Re: [DISCUSS] KIP-924: customizable task assignment for Streams

Sophie Blee-Goldman Thu, 04 Apr 2024 14:41:07 -0700

Before I go into my own feedback, which I know not everyone has the time to
read, I just want to announce that we plan to go over this KIP during the
next Streams project sync on April 11. If you are interested in joining the
discussion and need an invitation, just reach out to me in a separate
thread. All are welcome.

Now on to the KIP itself...

Made a pass over the latest KIP and discussion, and had just a few (mostly
minor) points. I'll start with the trivial:

1. nit: the config name is a bit awkward with the double "assignor" in the
name, in my opinion we should either remove the "partition.assignor" part
of the name altogether

2. Just to clarify a point about the `#previousOwnerForPartition` method,
that was originally needed not because users might mix up the
task->partition mapping, but in order to ensure an assignment that
satisfies the cooperative rebalancing protocol of not assigning any
partition to a thread if it had a (different) previous owner this
generation.
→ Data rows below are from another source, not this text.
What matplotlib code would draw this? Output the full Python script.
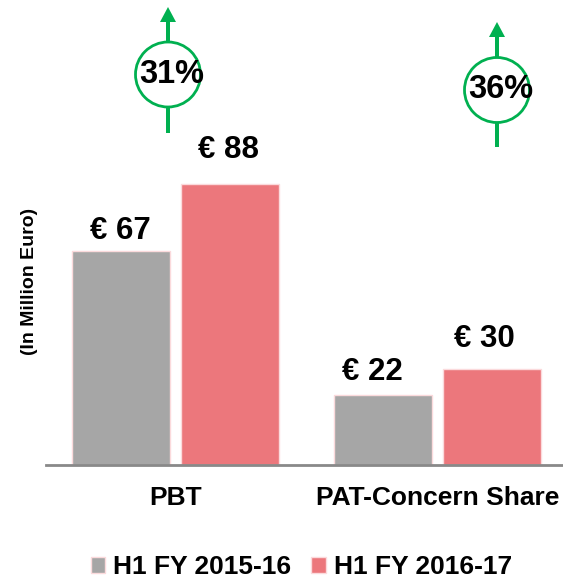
import matplotlib
matplotlib.use("Agg")
import matplotlib.pyplot as plt
from matplotlib.patches import Circle, Patch
import numpy as np

# данные графика
categories = ["PBT", "PAT-Concern Share"]
series_names = ["H1 FY 2015-16", "H1 FY 2016-17"]
values_prev = [67, 22]
values_curr = [88, 30]
growth_labels = ["31%", "36%"]

GREY = "#A6A6A6"
RED = "#EC777C"
GREEN = "#00B050"
EDGE = "#FBDADC"

plt.rcParams["font.family"] = ["Liberation Sans", "DejaVu Sans"]
plt.rcParams["font.weight"] = "bold"

fig = plt.figure(figsize=(5.63, 5.81), dpi=100)
ax = fig.add_axes([46 / 563, 116 / 581, 1 - 46 / 563, 319 / 581])

x = np.arange(len(categories))
w = 0.374
off = 0.208
b1 = ax.bar(x - off, values_prev, w, color=GREY, edgecolor=EDGE, linewidth=1)
b2 = ax.bar(x + off, values_curr, w, color=RED, edgecolor=EDGE, linewidth=1)

ax.set_xlim(-0.494, 1.479)
ax.set_ylim(0, 100)

# подписи значений (смещения в пикселях, как в оригинале)
label_shift = [(-1, 5), (-11, 8), (-1, 19), (-8, 15)]
bars = [b1[0], b1[1], b2[0], b2[1]]
vals = [values_prev[0], values_prev[1], values_curr[0], values_curr[1]]
for bar, v, (dx, dy) in zip(bars, vals, label_shift):
    ax.annotate(f"€ {v}", (bar.get_x() + bar.get_width() / 2, bar.get_height()),
                xytext=(dx * 0.72, dy * 0.72), textcoords="offset points",
                ha="center", va="bottom", fontsize=22.5, fontweight="bold")

for s in ["top", "right", "left"]:
    ax.spines[s].set_visible(False)
ax.spines["bottom"].set_color("#898989")
ax.spines["bottom"].set_linewidth(2)
ax.set_yticks([])
ax.set_xticks(x)
ax.set_xticklabels(categories, fontsize=19, fontweight="bold")
ax.tick_params(axis="x", length=0, pad=15)

fig.text(30 / 563, 1 - 281 / 581, "(In Million Euro)", rotation=90,
         ha="center", va="center", fontsize=14, fontweight="bold")

# стрелки с кружками роста
ov = fig.add_axes([0, 0, 1, 1])
ov.set_xlim(0, 563)
ov.set_ylim(581, 0)
ov.axis("off")
ov.patch.set_visible(False)
markers = [(168, 74.5, 133, 7), (497, 90, 147, 22)]
for (cx, cy, y0, y1), txt in zip(markers, growth_labels):
    ov.arrow(cx, y0, 0, y1 - y0, width=4, head_width=16, head_length=15,
             length_includes_head=True, color=GREEN, lw=0)
    ov.add_patch(Circle((cx, cy), 32.5, facecolor="white", edgecolor=GREEN,
                        lw=2, zorder=3))
    ov.text(cx + 4, cy, txt, ha="center", va="center", fontsize=23.5,
            fontweight="bold", zorder=4)

handles = [Patch(facecolor=GREY, edgecolor=EDGE), Patch(facecolor=RED, edgecolor=EDGE)]
fig.legend(handles, series_names, loc="lower center", bbox_to_anchor=(0.535, -0.038),
           ncol=2, frameon=False, handlelength=0.55, handleheight=0.55,
           handletextpad=0.3, columnspacing=0.75, prop={"weight": "bold", "size": 19})

fig.savefig("out.png", dpi=100)
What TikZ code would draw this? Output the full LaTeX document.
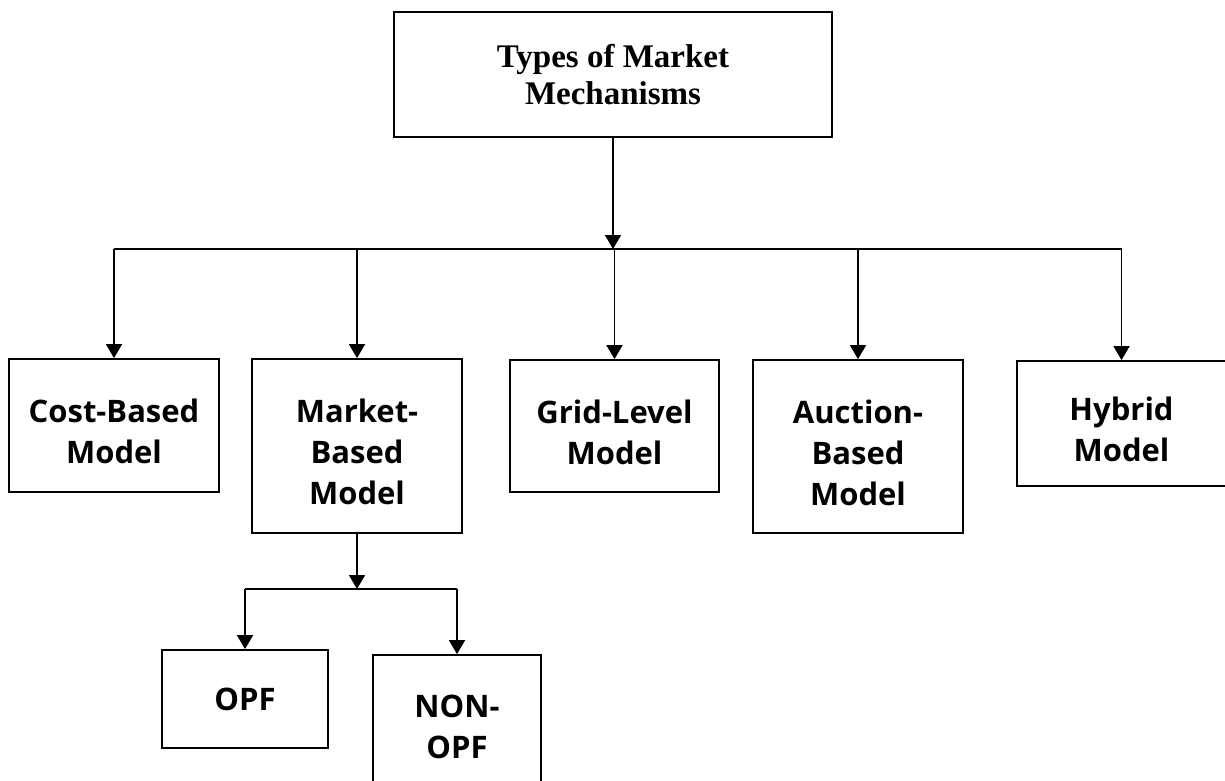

Since there's no thread-level assignment in this KIP, and
perhaps more importantly I believe the StreamsPartitionAssignor should
still be responsible for guaranteeing cooperative rebalancing semantics
rather than forcing this on the user's TaskAssignor, I completely agree
that we don't need the  `#previousOwnerForPartition` API any more

3. On that note, while I agree that we should leave the thread-level
assignment within a node up to the StreamsPartitionAssignor, and leave it
out of this KIP, one thing that might be valuable is the ability to read
the final thread-level assignment, for example so users could implement
metrics or other monitoring of assignment. Right now the only way to know
which partition/task is assigned to which thread is to look at the logs,
which is hardly optimal. Have you considered including some kind of API for
the StreamsPartitionAssignor to inform the TaskAssignor of the eventual
thread-level assignment that it decides on?
FWIW I am personally fine with leaving this out of the current KIP, as the
current proposal would make it easy to do this as a quick follow-up KIP. It
also would become less useful if/when we decouple the consumers from the
processing threads and do away with thread-level assignment altogether,
though it might be a while before we completely switch over, so it could
still be useful to know the thread-level assignment for a while beyond 3.8.
Just wondering if you've thought about it

4. Lastly, regarding Almog's point 2/6, I do think it would be reasonable
to consolidate the top-level APIs in NodeAssignment in favor of a single
API. For example, something like this:

public interface NodeAssignment {
  ProcessID processId();

  long followupRebalanceDeadline();

  Map<TaskId, AssignedTask> assignment();

  static class AssignedTask {
    boolean isActive;
    boolean isStateful;
  }
}

This would make things easier on the users, as they could build up this map
one task at a time, while also helping to enforce the requirement that a
Node not contain the active and standby version of the same task. The
StreamsPartitionAssignor can then loop through the map and separate the
assigned tasks into the sub-maps that it uses to perform the thread-level
assignment from there. Assuming this is what you had in mind for #2 Almog,
I'm in favor

However, I'm less in favor of combining APIs in NodeState, ie point #6 in
your/Almog's reply. If the goal is to keep things simple for users and make
it so that someone who only wanted to modify the existing assignment logic,
rather than re-build it from the ground up, could do so without a huge
hassle, then keeping all of these individual APIs would be necessary.
There's also a performance element to this, as (IIRC) most of those "extra"
APIs such as sorted tasks by lag are simply exposing pre-computed metadata
that gets attached to each node while the StreamsPartitionAssignor is
processing the rebalance inputs. Moving those to a static utility class
would mean having to recompute everything, as they are getters rather than
utilities, and due to the assignment complexity we have to be performance
sensitive. It will probably make more sense when you see it implemented.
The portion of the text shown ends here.